+++ Given material

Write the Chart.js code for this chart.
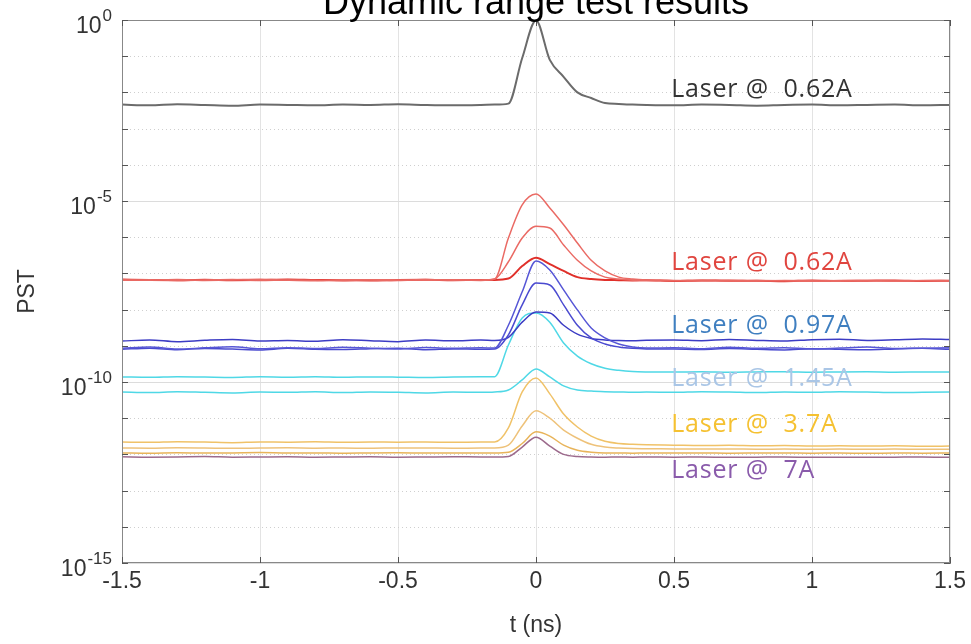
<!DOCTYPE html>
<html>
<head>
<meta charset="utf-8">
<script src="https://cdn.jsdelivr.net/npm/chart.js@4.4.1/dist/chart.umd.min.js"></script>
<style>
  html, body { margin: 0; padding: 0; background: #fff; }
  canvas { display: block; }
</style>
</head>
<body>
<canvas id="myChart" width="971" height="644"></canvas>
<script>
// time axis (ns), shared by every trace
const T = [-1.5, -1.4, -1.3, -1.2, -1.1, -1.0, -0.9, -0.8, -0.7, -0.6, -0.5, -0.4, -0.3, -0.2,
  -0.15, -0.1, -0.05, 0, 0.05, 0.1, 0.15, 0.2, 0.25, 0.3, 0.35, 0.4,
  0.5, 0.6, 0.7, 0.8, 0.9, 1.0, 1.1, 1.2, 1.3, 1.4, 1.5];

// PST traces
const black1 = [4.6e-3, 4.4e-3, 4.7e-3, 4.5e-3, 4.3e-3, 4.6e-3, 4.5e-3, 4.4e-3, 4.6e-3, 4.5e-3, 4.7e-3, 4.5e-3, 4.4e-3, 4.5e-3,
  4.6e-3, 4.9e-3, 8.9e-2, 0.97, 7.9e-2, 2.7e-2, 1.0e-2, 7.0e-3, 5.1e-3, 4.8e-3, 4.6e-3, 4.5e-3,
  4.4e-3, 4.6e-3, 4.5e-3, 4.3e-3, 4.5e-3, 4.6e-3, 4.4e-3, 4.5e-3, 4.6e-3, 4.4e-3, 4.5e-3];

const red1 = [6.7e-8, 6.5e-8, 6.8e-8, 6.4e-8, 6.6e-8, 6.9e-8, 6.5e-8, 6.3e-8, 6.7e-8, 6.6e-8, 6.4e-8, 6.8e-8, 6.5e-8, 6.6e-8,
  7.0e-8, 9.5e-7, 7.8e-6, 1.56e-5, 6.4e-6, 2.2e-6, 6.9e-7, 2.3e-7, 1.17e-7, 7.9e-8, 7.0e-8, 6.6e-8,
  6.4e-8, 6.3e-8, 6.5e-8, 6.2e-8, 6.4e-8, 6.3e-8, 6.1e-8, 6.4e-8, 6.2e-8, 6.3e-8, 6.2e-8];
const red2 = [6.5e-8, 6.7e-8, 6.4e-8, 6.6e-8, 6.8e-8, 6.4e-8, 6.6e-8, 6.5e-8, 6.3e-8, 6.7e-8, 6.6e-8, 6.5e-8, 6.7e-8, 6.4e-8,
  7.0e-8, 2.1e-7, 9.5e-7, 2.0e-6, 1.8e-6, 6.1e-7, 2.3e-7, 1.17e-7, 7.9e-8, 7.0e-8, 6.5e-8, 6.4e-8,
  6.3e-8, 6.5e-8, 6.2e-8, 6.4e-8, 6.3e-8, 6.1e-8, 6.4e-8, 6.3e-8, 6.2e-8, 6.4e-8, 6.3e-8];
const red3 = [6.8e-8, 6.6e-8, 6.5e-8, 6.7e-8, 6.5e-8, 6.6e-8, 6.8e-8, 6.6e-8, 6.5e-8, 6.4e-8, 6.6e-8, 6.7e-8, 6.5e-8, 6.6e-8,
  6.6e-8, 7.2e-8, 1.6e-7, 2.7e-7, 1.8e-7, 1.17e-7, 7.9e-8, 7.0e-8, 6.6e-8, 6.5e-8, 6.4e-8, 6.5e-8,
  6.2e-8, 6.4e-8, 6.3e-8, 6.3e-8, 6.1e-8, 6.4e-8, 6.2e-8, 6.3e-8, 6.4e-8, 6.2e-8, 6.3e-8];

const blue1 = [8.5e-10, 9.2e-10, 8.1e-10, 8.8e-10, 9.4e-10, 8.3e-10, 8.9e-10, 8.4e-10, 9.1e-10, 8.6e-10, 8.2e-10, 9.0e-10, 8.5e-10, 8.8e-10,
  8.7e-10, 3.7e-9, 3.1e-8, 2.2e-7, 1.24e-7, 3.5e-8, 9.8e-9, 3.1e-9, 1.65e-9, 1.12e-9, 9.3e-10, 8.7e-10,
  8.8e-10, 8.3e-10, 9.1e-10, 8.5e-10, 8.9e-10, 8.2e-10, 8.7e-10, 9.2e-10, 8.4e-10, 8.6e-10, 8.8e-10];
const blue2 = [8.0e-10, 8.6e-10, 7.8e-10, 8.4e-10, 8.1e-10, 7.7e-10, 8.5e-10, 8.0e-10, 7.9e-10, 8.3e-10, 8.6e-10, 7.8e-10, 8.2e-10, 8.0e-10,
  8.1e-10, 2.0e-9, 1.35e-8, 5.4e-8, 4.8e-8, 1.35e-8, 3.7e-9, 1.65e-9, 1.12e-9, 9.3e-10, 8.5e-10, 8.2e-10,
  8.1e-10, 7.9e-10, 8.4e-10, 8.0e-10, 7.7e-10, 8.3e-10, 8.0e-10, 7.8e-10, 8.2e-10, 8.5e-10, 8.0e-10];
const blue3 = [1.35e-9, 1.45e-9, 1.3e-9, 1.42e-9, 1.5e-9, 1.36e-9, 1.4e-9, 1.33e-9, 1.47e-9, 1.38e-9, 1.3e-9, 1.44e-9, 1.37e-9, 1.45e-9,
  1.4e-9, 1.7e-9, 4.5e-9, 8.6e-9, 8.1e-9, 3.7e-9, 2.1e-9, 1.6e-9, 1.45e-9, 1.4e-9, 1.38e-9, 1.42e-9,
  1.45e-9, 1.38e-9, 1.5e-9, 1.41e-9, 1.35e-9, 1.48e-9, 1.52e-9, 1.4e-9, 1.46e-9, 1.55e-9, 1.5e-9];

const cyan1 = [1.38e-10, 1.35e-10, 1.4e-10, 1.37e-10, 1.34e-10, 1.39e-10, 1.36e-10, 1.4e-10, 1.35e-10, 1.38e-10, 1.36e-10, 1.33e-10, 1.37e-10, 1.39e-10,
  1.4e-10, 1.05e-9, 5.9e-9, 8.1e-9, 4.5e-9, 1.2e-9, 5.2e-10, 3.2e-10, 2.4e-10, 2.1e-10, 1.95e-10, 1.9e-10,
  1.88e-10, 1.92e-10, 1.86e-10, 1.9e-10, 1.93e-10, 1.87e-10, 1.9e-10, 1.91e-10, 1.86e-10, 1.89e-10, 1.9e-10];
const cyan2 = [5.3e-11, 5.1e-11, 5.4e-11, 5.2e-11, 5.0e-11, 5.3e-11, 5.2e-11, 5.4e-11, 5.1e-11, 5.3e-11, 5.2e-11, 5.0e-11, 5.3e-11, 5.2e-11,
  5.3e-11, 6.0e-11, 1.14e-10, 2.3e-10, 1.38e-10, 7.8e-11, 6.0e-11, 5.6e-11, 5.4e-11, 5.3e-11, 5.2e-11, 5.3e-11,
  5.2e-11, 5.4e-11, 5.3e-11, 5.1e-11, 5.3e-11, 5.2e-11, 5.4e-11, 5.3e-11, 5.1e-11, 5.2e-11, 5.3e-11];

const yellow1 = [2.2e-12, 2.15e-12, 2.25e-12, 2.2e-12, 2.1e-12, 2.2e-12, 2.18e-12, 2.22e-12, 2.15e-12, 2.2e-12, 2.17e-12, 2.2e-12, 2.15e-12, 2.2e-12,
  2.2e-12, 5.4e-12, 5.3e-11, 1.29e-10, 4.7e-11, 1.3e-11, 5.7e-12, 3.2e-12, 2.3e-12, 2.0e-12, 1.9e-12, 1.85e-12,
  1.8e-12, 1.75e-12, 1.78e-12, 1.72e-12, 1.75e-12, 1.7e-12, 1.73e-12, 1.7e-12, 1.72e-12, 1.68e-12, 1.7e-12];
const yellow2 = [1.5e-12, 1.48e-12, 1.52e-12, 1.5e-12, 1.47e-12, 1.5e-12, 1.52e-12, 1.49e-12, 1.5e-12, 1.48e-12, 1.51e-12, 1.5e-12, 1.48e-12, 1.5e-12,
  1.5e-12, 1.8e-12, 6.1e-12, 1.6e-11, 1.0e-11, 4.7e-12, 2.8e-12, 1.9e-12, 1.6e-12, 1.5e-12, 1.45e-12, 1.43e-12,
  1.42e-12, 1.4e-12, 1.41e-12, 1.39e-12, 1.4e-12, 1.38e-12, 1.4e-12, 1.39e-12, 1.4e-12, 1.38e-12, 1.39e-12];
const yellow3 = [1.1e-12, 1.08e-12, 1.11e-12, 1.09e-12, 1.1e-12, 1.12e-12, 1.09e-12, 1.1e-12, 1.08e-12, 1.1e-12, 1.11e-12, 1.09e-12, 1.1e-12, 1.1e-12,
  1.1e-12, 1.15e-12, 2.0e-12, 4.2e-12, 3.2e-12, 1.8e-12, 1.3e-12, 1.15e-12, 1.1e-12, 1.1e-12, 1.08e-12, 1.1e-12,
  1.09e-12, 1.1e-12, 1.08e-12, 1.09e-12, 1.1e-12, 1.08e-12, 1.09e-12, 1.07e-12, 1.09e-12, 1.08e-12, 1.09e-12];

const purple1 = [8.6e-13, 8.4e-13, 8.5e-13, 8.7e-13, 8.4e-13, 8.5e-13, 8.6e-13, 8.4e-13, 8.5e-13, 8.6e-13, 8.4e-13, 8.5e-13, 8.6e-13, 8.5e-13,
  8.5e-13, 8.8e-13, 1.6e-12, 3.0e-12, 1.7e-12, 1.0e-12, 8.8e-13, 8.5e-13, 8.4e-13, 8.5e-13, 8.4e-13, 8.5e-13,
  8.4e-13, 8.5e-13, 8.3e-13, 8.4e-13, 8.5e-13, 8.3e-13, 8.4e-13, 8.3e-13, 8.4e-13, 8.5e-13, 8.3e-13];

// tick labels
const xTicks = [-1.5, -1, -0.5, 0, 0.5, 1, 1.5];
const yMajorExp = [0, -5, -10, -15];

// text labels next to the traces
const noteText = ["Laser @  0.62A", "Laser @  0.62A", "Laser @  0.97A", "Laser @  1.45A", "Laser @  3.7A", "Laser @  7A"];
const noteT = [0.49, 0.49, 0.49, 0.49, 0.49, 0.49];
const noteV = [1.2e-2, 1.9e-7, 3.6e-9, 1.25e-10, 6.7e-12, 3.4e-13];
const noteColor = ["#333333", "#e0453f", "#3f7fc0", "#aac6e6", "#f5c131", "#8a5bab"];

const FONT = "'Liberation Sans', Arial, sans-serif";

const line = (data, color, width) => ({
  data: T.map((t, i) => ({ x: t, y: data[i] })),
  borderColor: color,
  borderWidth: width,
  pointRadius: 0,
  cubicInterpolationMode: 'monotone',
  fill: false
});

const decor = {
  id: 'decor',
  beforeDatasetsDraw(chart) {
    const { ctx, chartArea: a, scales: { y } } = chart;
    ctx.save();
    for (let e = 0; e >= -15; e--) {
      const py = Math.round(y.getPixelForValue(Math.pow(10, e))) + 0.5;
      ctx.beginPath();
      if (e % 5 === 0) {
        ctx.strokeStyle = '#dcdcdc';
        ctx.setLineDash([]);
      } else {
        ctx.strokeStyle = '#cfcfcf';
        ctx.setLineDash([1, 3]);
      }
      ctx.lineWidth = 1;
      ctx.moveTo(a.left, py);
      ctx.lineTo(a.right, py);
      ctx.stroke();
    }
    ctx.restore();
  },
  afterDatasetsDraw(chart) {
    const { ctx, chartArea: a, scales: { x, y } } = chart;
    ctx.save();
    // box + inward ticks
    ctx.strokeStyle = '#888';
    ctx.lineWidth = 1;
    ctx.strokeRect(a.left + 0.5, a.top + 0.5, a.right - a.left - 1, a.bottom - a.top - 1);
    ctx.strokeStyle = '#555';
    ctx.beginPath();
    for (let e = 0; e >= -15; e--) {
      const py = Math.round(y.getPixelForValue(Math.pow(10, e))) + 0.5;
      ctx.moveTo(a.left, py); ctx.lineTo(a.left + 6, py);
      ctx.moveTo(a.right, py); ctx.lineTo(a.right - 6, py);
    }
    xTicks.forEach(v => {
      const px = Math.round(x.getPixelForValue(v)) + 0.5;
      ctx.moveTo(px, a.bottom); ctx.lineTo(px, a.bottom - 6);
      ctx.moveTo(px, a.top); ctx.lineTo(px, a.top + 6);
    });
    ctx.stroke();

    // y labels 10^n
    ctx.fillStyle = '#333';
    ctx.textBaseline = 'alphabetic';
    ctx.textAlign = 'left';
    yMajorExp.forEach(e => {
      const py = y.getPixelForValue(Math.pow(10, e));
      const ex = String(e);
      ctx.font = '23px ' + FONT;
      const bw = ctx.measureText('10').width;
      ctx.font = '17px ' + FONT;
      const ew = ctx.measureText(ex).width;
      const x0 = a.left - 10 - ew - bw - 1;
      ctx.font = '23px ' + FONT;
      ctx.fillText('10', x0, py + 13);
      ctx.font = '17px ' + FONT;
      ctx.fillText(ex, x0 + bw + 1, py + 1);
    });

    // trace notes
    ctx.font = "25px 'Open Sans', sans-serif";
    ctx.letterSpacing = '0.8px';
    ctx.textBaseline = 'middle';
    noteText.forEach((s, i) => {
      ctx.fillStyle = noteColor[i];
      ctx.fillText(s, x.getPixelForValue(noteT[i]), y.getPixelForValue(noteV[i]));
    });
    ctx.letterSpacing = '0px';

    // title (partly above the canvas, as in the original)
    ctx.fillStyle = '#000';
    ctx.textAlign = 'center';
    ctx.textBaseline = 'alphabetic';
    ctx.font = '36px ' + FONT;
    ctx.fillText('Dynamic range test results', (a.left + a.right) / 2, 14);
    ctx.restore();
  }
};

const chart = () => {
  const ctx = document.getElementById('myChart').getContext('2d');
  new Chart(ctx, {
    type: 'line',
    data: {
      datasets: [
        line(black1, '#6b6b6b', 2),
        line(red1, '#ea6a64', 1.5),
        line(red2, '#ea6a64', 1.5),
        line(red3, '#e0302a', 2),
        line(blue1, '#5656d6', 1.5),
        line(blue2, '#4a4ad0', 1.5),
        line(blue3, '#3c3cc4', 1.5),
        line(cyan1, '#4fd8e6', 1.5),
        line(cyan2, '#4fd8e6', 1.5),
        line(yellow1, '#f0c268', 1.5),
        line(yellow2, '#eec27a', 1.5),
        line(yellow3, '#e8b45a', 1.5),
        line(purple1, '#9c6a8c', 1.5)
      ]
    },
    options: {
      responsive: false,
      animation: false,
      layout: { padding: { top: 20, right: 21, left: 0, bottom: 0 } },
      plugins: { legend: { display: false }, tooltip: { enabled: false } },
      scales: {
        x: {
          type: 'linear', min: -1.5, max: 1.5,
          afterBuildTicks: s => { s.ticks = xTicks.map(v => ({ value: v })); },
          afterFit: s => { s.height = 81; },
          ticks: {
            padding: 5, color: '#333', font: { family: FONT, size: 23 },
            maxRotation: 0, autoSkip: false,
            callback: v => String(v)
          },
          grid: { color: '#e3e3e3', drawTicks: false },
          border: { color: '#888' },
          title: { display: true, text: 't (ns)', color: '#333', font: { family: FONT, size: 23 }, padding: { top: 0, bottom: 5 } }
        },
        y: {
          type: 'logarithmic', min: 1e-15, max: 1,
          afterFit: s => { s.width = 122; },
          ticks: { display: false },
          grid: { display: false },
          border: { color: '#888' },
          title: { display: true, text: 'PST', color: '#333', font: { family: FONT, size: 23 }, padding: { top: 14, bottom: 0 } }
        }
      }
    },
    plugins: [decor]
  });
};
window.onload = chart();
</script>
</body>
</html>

++++++

> [Your instructions]: Please repeat exactly the data above from its first line to the line that contains "4.6e-3, 4.4e-3, 4.5e-3];", inclusive, and leave every picture out.

> [Worked answer]:
Write the Chart.js code for this chart.
<!DOCTYPE html>
<html>
<head>
<meta charset="utf-8">
<script src="https://cdn.jsdelivr.net/npm/chart.js@4.4.1/dist/chart.umd.min.js"></script>
<style>
  html, body { margin: 0; padding: 0; background: #fff; }
  canvas { display: block; }
</style>
</head>
<body>
<canvas id="myChart" width="971" height="644"></canvas>
<script>
// time axis (ns), shared by every trace
const T = [-1.5, -1.4, -1.3, -1.2, -1.1, -1.0, -0.9, -0.8, -0.7, -0.6, -0.5, -0.4, -0.3, -0.2,
  -0.15, -0.1, -0.05, 0, 0.05, 0.1, 0.15, 0.2, 0.25, 0.3, 0.35, 0.4,
  0.5, 0.6, 0.7, 0.8, 0.9, 1.0, 1.1, 1.2, 1.3, 1.4, 1.5];

// PST traces
const black1 = [4.6e-3, 4.4e-3, 4.7e-3, 4.5e-3, 4.3e-3, 4.6e-3, 4.5e-3, 4.4e-3, 4.6e-3, 4.5e-3, 4.7e-3, 4.5e-3, 4.4e-3, 4.5e-3,
  4.6e-3, 4.9e-3, 8.9e-2, 0.97, 7.9e-2, 2.7e-2, 1.0e-2, 7.0e-3, 5.1e-3, 4.8e-3, 4.6e-3, 4.5e-3,
  4.4e-3, 4.6e-3, 4.5e-3, 4.3e-3, 4.5e-3, 4.6e-3, 4.4e-3, 4.5e-3, 4.6e-3, 4.4e-3, 4.5e-3];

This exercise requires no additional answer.